Entries with chart source code
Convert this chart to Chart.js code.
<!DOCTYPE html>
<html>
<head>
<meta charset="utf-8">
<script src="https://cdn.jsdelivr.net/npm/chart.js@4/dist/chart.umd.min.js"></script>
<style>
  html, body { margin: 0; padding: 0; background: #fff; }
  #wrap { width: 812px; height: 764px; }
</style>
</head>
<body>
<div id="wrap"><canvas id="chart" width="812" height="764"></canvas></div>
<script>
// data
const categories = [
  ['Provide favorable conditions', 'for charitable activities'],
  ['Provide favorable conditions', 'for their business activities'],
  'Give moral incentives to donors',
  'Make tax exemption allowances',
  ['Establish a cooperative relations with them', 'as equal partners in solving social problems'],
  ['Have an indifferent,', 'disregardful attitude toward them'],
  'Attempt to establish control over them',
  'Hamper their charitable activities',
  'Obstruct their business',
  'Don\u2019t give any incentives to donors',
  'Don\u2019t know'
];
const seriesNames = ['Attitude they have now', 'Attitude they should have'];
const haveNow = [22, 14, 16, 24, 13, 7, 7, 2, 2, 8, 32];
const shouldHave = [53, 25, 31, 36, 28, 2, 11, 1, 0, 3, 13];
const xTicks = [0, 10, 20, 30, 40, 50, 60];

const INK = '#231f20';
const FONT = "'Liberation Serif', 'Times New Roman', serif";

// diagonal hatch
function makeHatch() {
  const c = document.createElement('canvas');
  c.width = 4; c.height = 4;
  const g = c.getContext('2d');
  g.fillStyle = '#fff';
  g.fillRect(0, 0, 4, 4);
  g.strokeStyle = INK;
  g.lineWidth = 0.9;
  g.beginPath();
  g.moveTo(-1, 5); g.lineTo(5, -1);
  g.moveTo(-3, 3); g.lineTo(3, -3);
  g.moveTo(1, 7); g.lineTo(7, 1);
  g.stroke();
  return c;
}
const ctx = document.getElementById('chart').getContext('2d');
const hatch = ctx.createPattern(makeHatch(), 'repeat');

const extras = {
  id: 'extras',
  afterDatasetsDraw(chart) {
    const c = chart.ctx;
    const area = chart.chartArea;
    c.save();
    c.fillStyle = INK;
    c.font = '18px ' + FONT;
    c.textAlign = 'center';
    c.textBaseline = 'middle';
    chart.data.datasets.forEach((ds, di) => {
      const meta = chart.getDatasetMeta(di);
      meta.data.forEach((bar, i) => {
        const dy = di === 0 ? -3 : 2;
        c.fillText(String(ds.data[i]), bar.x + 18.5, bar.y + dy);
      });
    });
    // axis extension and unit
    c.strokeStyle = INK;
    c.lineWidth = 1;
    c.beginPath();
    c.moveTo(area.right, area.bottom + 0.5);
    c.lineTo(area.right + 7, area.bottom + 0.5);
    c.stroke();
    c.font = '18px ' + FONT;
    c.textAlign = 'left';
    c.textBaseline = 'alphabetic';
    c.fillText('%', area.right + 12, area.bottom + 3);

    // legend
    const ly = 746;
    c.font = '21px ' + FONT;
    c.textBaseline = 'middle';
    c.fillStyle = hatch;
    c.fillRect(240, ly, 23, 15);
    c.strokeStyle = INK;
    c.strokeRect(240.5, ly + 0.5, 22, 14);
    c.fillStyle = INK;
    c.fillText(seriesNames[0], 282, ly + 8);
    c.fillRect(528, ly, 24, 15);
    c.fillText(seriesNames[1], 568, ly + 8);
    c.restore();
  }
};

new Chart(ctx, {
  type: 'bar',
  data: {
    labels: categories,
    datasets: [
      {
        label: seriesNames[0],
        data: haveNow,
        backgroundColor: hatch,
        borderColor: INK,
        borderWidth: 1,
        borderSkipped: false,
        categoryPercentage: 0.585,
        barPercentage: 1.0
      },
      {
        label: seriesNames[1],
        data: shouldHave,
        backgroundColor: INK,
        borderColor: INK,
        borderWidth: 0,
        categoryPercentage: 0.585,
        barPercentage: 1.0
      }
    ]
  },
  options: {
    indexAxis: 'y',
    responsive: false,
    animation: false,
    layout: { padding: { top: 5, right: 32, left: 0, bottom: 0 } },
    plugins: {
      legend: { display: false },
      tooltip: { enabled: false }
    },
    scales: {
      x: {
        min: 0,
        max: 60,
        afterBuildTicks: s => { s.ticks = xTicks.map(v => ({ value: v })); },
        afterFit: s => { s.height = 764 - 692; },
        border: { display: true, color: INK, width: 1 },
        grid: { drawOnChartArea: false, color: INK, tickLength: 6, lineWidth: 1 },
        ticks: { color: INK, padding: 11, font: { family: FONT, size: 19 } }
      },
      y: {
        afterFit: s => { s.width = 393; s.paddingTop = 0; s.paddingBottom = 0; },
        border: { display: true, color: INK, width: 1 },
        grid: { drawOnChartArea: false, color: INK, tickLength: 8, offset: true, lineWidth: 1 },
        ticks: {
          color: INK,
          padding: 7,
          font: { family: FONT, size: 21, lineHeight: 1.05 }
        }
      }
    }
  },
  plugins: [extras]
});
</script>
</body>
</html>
--
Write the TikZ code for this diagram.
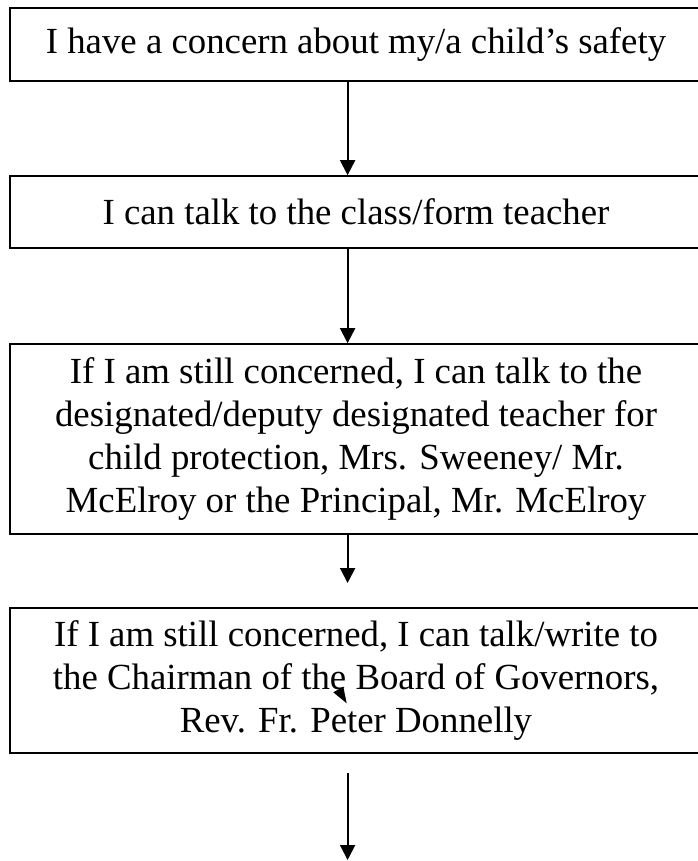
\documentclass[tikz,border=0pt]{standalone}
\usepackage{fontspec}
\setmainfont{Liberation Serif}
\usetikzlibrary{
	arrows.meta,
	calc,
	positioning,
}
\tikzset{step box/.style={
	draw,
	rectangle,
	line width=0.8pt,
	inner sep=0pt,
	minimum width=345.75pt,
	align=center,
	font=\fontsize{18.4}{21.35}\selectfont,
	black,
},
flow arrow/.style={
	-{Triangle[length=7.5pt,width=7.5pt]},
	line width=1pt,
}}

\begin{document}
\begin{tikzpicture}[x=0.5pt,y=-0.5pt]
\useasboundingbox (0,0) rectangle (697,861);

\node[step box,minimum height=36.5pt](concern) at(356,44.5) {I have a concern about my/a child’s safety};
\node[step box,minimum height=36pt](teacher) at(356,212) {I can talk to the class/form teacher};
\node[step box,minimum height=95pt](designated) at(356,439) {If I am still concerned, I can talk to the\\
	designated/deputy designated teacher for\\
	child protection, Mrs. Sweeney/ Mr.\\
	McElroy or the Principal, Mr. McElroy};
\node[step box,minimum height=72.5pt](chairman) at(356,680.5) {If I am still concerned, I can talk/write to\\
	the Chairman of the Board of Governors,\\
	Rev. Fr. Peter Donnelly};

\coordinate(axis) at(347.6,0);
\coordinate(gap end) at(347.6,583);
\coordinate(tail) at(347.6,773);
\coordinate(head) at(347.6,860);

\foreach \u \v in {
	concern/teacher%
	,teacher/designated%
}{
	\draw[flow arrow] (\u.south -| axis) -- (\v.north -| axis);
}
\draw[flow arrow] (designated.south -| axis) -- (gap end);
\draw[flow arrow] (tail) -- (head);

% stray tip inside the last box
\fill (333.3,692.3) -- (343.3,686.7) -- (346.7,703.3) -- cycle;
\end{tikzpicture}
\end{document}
==
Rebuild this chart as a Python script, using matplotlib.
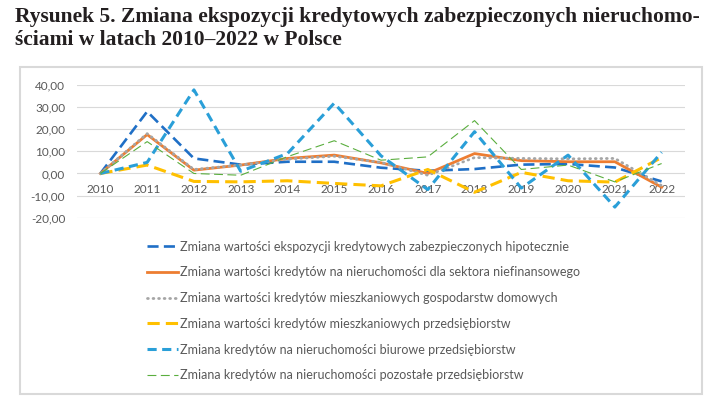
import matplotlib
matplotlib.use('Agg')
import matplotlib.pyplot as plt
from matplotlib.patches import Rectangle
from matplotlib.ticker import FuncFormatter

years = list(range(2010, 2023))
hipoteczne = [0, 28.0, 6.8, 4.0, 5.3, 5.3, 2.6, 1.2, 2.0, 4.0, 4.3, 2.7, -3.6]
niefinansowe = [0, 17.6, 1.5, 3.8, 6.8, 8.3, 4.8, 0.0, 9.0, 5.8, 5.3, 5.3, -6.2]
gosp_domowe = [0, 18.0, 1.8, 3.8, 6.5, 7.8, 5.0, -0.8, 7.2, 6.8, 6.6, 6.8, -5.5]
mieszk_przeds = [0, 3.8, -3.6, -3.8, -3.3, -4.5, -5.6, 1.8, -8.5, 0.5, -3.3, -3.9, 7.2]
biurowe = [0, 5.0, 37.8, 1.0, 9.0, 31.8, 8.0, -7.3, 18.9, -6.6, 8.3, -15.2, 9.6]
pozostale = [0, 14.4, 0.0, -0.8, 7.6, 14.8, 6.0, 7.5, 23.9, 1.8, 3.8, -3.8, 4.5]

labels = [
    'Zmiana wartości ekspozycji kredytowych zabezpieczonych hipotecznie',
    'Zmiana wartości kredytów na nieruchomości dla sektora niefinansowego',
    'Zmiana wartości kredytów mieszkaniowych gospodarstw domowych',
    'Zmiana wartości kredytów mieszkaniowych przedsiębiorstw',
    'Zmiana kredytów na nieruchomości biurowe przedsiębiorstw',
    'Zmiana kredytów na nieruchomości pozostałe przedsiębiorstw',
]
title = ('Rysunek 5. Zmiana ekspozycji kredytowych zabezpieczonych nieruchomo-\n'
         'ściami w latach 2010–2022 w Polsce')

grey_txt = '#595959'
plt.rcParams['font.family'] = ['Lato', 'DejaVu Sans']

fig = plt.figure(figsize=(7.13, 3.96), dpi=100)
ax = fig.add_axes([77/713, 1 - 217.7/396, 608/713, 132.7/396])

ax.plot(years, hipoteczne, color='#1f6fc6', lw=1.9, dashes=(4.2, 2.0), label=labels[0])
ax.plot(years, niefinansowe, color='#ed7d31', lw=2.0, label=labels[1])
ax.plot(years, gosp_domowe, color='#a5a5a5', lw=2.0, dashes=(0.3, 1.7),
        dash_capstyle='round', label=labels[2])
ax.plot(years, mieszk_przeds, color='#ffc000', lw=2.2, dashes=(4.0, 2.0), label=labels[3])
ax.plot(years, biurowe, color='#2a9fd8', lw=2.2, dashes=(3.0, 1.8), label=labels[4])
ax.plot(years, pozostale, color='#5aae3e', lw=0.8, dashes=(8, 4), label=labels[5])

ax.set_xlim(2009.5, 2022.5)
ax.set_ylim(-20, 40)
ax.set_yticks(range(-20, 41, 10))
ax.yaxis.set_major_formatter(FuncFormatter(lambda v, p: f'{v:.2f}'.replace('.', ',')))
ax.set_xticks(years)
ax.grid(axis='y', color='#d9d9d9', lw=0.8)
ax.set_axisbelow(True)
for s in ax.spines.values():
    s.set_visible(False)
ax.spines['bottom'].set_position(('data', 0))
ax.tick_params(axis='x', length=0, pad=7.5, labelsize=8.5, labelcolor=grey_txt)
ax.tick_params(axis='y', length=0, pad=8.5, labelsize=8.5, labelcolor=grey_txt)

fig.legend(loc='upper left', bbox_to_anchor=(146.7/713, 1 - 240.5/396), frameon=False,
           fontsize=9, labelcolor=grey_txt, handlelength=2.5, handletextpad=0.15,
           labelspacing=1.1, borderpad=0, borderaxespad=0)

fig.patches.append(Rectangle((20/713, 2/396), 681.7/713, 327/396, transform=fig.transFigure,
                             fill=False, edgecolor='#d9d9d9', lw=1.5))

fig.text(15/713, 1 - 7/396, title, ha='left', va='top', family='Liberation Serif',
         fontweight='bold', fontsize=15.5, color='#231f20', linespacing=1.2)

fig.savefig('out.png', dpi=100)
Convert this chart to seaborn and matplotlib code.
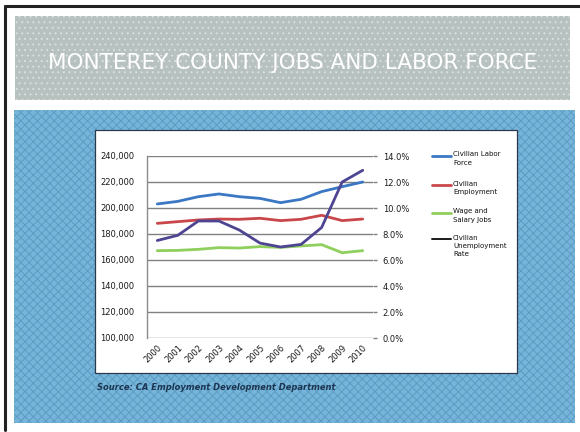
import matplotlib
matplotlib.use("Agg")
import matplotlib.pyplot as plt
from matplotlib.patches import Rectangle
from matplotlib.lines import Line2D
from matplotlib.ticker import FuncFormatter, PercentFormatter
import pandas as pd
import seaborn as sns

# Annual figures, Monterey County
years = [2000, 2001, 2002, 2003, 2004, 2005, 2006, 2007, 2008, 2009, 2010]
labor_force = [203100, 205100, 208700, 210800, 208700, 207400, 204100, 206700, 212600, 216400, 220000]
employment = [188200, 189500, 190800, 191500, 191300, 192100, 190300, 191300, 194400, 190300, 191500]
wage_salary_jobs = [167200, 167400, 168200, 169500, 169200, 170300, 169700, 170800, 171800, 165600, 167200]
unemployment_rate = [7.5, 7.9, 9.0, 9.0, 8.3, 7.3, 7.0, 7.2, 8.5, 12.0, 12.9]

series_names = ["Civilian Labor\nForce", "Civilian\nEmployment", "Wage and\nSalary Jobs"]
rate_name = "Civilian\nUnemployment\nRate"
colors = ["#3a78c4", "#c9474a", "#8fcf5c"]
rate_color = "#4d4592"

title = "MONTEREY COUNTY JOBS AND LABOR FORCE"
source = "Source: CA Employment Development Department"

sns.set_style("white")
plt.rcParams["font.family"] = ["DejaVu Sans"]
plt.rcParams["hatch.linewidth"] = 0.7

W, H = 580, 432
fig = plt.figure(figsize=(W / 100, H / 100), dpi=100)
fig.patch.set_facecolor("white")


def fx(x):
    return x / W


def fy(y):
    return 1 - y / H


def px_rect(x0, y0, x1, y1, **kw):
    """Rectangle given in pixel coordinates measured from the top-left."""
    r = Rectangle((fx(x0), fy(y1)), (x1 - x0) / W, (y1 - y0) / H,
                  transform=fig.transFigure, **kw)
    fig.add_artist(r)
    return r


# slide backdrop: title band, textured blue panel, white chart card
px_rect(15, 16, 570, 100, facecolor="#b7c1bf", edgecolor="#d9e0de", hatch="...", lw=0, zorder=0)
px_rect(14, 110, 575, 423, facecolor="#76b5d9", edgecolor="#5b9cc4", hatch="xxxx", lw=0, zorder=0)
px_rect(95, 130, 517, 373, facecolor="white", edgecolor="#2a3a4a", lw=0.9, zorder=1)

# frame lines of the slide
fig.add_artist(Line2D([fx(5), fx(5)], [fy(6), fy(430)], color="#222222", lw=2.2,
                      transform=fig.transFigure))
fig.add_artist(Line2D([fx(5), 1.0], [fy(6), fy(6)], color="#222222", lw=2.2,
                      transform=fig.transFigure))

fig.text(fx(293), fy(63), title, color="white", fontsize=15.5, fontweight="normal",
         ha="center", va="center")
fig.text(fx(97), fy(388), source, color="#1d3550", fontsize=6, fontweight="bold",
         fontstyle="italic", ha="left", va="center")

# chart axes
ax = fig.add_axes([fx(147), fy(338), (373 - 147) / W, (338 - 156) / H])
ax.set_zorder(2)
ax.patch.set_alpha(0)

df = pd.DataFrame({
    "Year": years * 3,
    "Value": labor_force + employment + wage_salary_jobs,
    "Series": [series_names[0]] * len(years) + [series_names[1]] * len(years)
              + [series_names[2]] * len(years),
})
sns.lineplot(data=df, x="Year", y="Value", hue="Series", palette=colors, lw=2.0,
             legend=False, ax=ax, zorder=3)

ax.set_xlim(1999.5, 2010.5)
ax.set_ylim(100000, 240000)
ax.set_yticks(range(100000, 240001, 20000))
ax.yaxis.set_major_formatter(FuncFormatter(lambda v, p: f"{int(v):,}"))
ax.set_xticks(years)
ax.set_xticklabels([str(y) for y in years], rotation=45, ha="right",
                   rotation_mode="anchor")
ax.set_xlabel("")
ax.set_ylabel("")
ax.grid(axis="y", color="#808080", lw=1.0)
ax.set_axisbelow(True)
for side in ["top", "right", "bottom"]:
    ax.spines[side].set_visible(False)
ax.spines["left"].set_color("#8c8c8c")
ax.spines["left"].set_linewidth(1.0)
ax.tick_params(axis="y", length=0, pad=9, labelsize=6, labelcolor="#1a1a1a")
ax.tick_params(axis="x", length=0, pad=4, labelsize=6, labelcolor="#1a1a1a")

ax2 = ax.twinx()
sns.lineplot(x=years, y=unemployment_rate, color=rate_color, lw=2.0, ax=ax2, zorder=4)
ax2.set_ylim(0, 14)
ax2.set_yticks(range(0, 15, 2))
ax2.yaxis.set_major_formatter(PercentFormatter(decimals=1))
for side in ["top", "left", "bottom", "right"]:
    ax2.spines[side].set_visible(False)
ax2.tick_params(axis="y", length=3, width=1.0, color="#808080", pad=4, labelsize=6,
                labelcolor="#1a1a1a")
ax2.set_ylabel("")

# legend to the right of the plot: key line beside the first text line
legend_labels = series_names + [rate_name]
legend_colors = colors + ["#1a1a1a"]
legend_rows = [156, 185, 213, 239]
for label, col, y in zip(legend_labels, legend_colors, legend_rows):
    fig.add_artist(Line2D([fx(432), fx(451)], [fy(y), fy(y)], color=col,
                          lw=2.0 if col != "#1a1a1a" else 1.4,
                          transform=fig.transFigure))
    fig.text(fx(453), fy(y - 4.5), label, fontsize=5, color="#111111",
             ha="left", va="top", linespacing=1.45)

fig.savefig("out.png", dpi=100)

Work required: Leaving the pictures out, write out exactly the lines from the line containing "Convert this chart to seaborn" through the line containing "return 1 - y / H", both included.

Solution for this exercise:
Convert this chart to seaborn and matplotlib code.
import matplotlib
matplotlib.use("Agg")
import matplotlib.pyplot as plt
from matplotlib.patches import Rectangle
from matplotlib.lines import Line2D
from matplotlib.ticker import FuncFormatter, PercentFormatter
import pandas as pd
import seaborn as sns

# Annual figures, Monterey County
years = [2000, 2001, 2002, 2003, 2004, 2005, 2006, 2007, 2008, 2009, 2010]
labor_force = [203100, 205100, 208700, 210800, 208700, 207400, 204100, 206700, 212600, 216400, 220000]
employment = [188200, 189500, 190800, 191500, 191300, 192100, 190300, 191300, 194400, 190300, 191500]
wage_salary_jobs = [167200, 167400, 168200, 169500, 169200, 170300, 169700, 170800, 171800, 165600, 167200]
unemployment_rate = [7.5, 7.9, 9.0, 9.0, 8.3, 7.3, 7.0, 7.2, 8.5, 12.0, 12.9]

series_names = ["Civilian Labor\nForce", "Civilian\nEmployment", "Wage and\nSalary Jobs"]
rate_name = "Civilian\nUnemployment\nRate"
colors = ["#3a78c4", "#c9474a", "#8fcf5c"]
rate_color = "#4d4592"

title = "MONTEREY COUNTY JOBS AND LABOR FORCE"
source = "Source: CA Employment Development Department"

sns.set_style("white")
plt.rcParams["font.family"] = ["DejaVu Sans"]
plt.rcParams["hatch.linewidth"] = 0.7

W, H = 580, 432
fig = plt.figure(figsize=(W / 100, H / 100), dpi=100)
fig.patch.set_facecolor("white")


def fx(x):
    return x / W


def fy(y):
    return 1 - y / H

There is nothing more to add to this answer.